Emotional Marks Left On The Heart  
     
 

All parents want their children to be happy and successful. As a parent it is sometimes difficult to know how to ‘bring up our kids without tearing them down’.

In today’s changing world, good academic qualifications are simply not enough to ensure success in life. Children need to not only learn to understand their own needs and wants but those of others as well.

Children need to develop feelings of confidence, empathy and learn to interact positively with friends, relatives, colleagues and strangers. They need to be well rounded and emotionally mature. Dr. Kevin Leman has a wonderful saying when he says that as parents you are responsible for your child’s ‘image insurance’. You may ask what this is and put simply this is your unswerving commitment to developing a healthy self-image in each of your children.

This is a tall order as a parent. A healthy self-image means that your children are responsible and capable, confident but not cocky, sensitive to the needs of other people but not doormats, always trying to do their best but never getting hung up on perfectionism. As a parent you must be asking how this is possible to develop in your child when you already find yourself over committed and overwhelmed in today’s fast paced world. Being a parent is sometimes like being a magician. You have the power to create an emotionally and well adjusted, confident and successful person purely by your own actions and behaviours. Simply said the way in which you treat each other and your children will leave a lasting blueprint which they will rely on in the future.

With careful nurturing and guidance, parents can help their children to become responsible, capable, confident and well-adjusted adults.

Here are some tips:

Accept that children have negative as well as positive emotions. Show acceptance of your child and he will believe that he is loveable and worthy of being liked by others. Acceptance is shown in what we say as well as in our actions.

Linked to acceptance is belonging - if your child feels that he belongs to the family group he will develop a sense of importance and that he is worth something. Feeling as though they belong helps them cope with times where they may not be part of the “ in group”. Most of us can remember a time when we did not feel that we belonged in a certain situation. How this affected us would depend on how strong our self-image was. As parents, we need to be careful with how we treat children in this regard. Every time we include them, affirm them positively and boost their self-image we are teaching our children that they are worthwhile.

Negative words leave a lasting impression – never belittle or bring your child down. Think back to comments or situations that have left lasting impressions on you. Most of them may not be very positive but they left their mark and you have most likely made certain decisions because of these remarks or behaviours.

Showing acceptance includes taking time to listen to and empathise with your child – children’s outbursts are usually due to their own frustrations and difficulties and they need to feel understood and accepted during these times in order to learn how to cope more appropriately in the future.

Set age appropriate limits and boundaries – children will react differently at different ages and teaching your child unconditional acceptance includes understanding the different needs at different ages.
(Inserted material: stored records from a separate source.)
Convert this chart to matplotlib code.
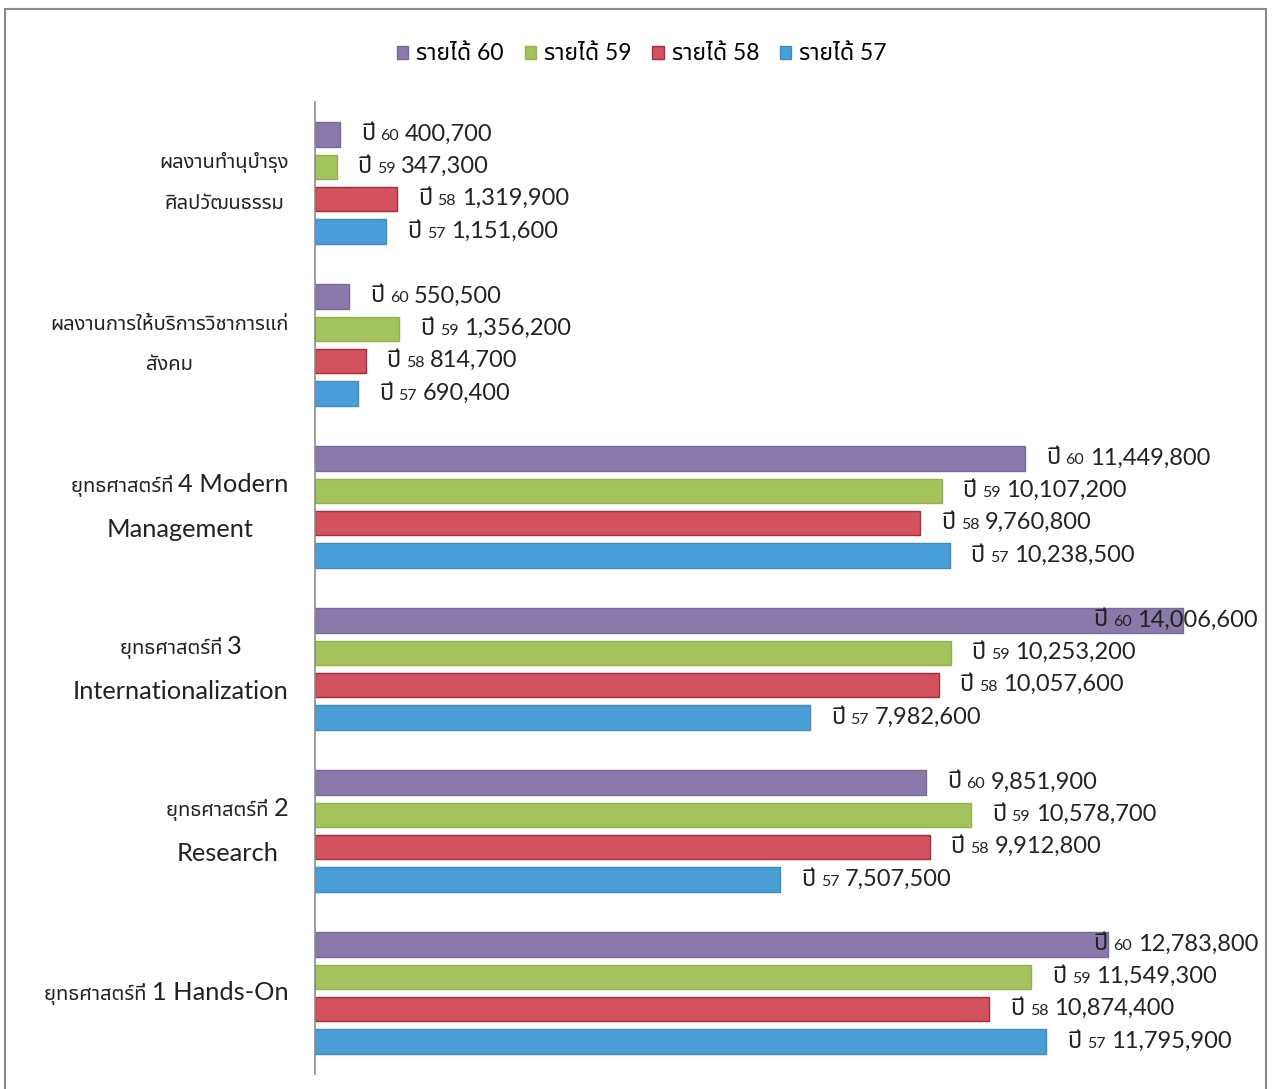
import matplotlib
matplotlib.use("Agg")
import matplotlib.pyplot as plt
import matplotlib.patches as mpatches
from matplotlib.offsetbox import TextArea, HPacker, VPacker, AnnotationBbox

plt.rcParams['font.family'] = ['Lato', 'Noto Sans Thai', 'DejaVu Sans']

# หมวดรายได้ เรียงจากบนลงล่าง
categories = [
    'ผลงานทำนุบำรุง\nศิลปวัฒนธรรม',
    'ผลงานการให้บริการวิชาการแก่\nสังคม',
    'ยุทธศาสตร์ที่ 4 Modern\nManagement',
    'ยุทธศาสตร์ที่ 3\nInternationalization',
    'ยุทธศาสตร์ที่ 2\nResearch',
    'ยุทธศาสตร์ที่ 1 Hands-On',
]
years = ['60', '59', '58', '57']
income_60 = [400700, 550500, 11449800, 14006600, 9851900, 12783800]
income_59 = [347300, 1356200, 10107200, 10253200, 10578700, 11549300]
income_58 = [1319900, 814700, 9760800, 10057600, 9912800, 10874400]
income_57 = [1151600, 690400, 10238500, 7982600, 7507500, 11795900]
series = [income_60, income_59, income_58, income_57]

colors = ['#8a7aab', '#a4c35c', '#d2535d', '#4a9fd8']
edges = ['#7a6a9b', '#93b24c', '#a82a3c', '#3f8cc4']
ink = '#222222'
THAI = ['Noto Sans Thai', 'DejaVu Sans']
LATIN = ['Lato', 'DejaVu Sans']


def is_thai(ch):
    return '\u0e00' <= ch <= '\u0e7f'


def split_runs(line):
    # แยกข้อความเป็นช่วงอักษรไทย / อักษรอื่น
    runs = []
    for ch in line:
        kind = is_thai(ch) if ch != ' ' else (runs[-1][0] if runs else False)
        if runs and runs[-1][0] == kind:
            runs[-1][1] += ch
        else:
            runs.append([kind, ch])
    return runs


def text_box(parts, sep=0):
    kids = [TextArea(t, textprops=dict(fontsize=s, family=f, color=ink))
            for t, s, f in parts]
    return HPacker(children=kids, sep=sep, align='baseline', pad=0)


def category_box(label, thai_size=14.5, latin_size=18.3):
    lines = []
    for line in label.split('\n'):
        parts = [(t, thai_size if k else latin_size, THAI if k else LATIN)
                 for k, t in split_runs(line)]
        lines.append(text_box(parts))
    return VPacker(children=lines, sep=15, align='center', pad=0)


def value_box(yr, v):
    return text_box([('ปี', 17, THAI), (yr, 11.5, LATIN),
                     (f'{v:,}', 17, LATIN)], sep=4)


W, H = 1276, 1089
fig = plt.figure(figsize=(W / 100, H / 100), dpi=100)
ax = fig.add_axes([315 / W, 1 - 1074 / H, (1258 - 315) / W, 972 / H])

xmax = 15.21e6
bar_h = 0.15
offsets = [-0.3, -0.1, 0.1, 0.3]

labels = []
for vals, yr, c, ec, off in zip(series, years, colors, edges, offsets):
    ys = [i + off for i in range(len(categories))]
    ax.barh(ys, vals, height=bar_h, color=c, edgecolor=ec, linewidth=1.0,
            label='รายได้ ' + yr)
    for y, v in zip(ys, vals):
        ab = AnnotationBbox(value_box(yr, v), (v, y), xycoords='data',
                            xybox=(15, 0), boxcoords='offset points',
                            box_alignment=(0, 0.5), frameon=False, pad=0)
        ax.add_artist(ab)
        labels.append((ab, yr, v, y))

ax.set_xlim(0, xmax)
ax.set_ylim(len(categories) - 0.5, -0.5)
ax.set_xticks([])
ax.set_yticks(range(len(categories)))
ax.set_yticklabels([])
ax.tick_params(axis='y', length=0)
for s in ['top', 'right', 'bottom']:
    ax.spines[s].set_visible(False)
ax.spines['left'].set_color('#8c8c8c')
ax.spines['left'].set_linewidth(1.2)
ax.patch.set_alpha(0)

# ชื่อหมวดทางซ้ายของแกน: ชิดขวา แต่ละบรรทัดจัดกึ่งกลาง
for i, cat in enumerate(categories):
    ax.add_artist(AnnotationBbox(category_box(cat), (0, i),
                                 xycoords=('axes fraction', 'data'),
                                 xybox=(-19, 0), boxcoords='offset points',
                                 box_alignment=(1, 0.5), frameon=False,
                                 pad=0, annotation_clip=False))

# ป้ายที่ล้นขอบขวา ให้ชิดขอบขวาแทน
fig.canvas.draw()
r = fig.canvas.get_renderer()
limit = 1260
for ab, yr, v, y in labels:
    if ab.get_window_extent(r).x1 > limit:
        ab.remove()
        ax.add_artist(AnnotationBbox(value_box(yr, v), (xmax, y),
                                     xycoords='data', xybox=(0, 0),
                                     boxcoords='offset points',
                                     box_alignment=(1, 0.5), frameon=False,
                                     pad=0))

fig.legend(loc='center', bbox_to_anchor=(0.503, 1 - 54 / H), ncol=4,
           frameon=False, fontsize=16.5, handlelength=0.5, handleheight=0.5,
           handletextpad=0.35, columnspacing=0.9)

frame = mpatches.Rectangle((5 / W, -0.02), (1266 - 5) / W, 1.02 - 9 / H,
                           transform=fig.transFigure, fill=False,
                           edgecolor='#8a8a8a', linewidth=1.5)
fig.patches.append(frame)

fig.savefig('out.png', dpi=100)
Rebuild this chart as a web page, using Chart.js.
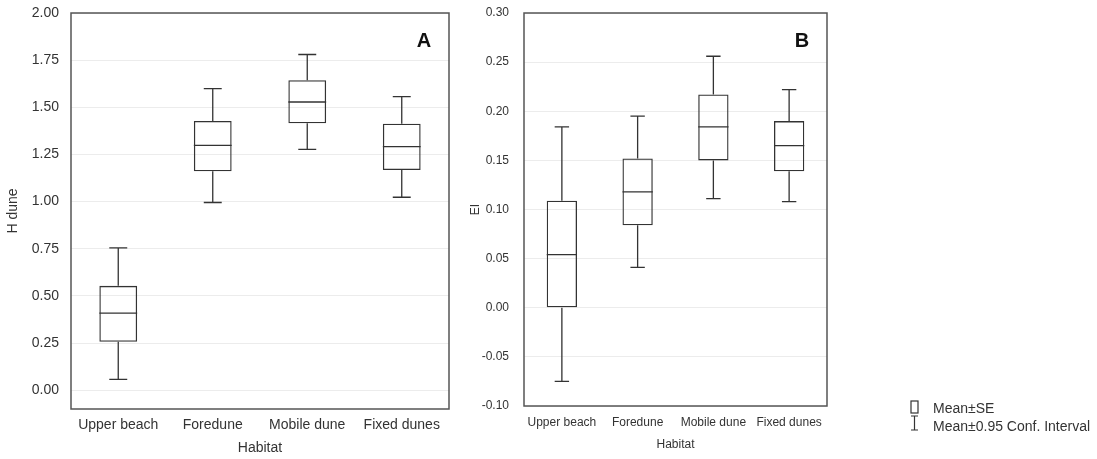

Your two year old, for example, will test his limits and push out those boundaries a little, to assert his newly discovered independence. It’s no reflection on you as a parent, it is just part of how he builds his self-image. As a parent you simply need to show your child his boundaries without bringing him down. Assert yourself without damaging his self-image. For example instead of saying ‘you are such a brat and always want your way’, you could say ‘I understand that you would like to do that, but you will hurt yourself and mommy loves you too much to let you get hurt’. Your child will continue to test you, and you just need to be consistent although this may be hard at times.

Help your child to form positive and healthy relationships with his peers – remember the relationship that children form in their early years, are a determining factor in the kind of people they will grow up to be. Try to understand that as children grow, the way in which they are able to manage their emotions changes. This is called ‘emotional development’. Each milestone requires you to understand that your child is working through different emotional challenges and needs, and you as a parent need to always respect his needs and respond assertively and positively.

When a child grows up with less than a good self-image, he or she will be handicapped and possibly emotionally crippled for life. I’ve had adults sit in my office and tell me, ‘I’m fat’, and when in truth they were quite slender. Others have said, ‘I’m ugly’, when in fact they were very attractive. But the most tragic ones are the children who tell me, ‘I’m stupid … no good … defective … a failure.’ And then they often add the crushing clincher, ‘My dad or mom says so.’

As a parent you have the power to create a rock or a diamond from a rough stone. What you say and how you treat your child will leave a lasting impression.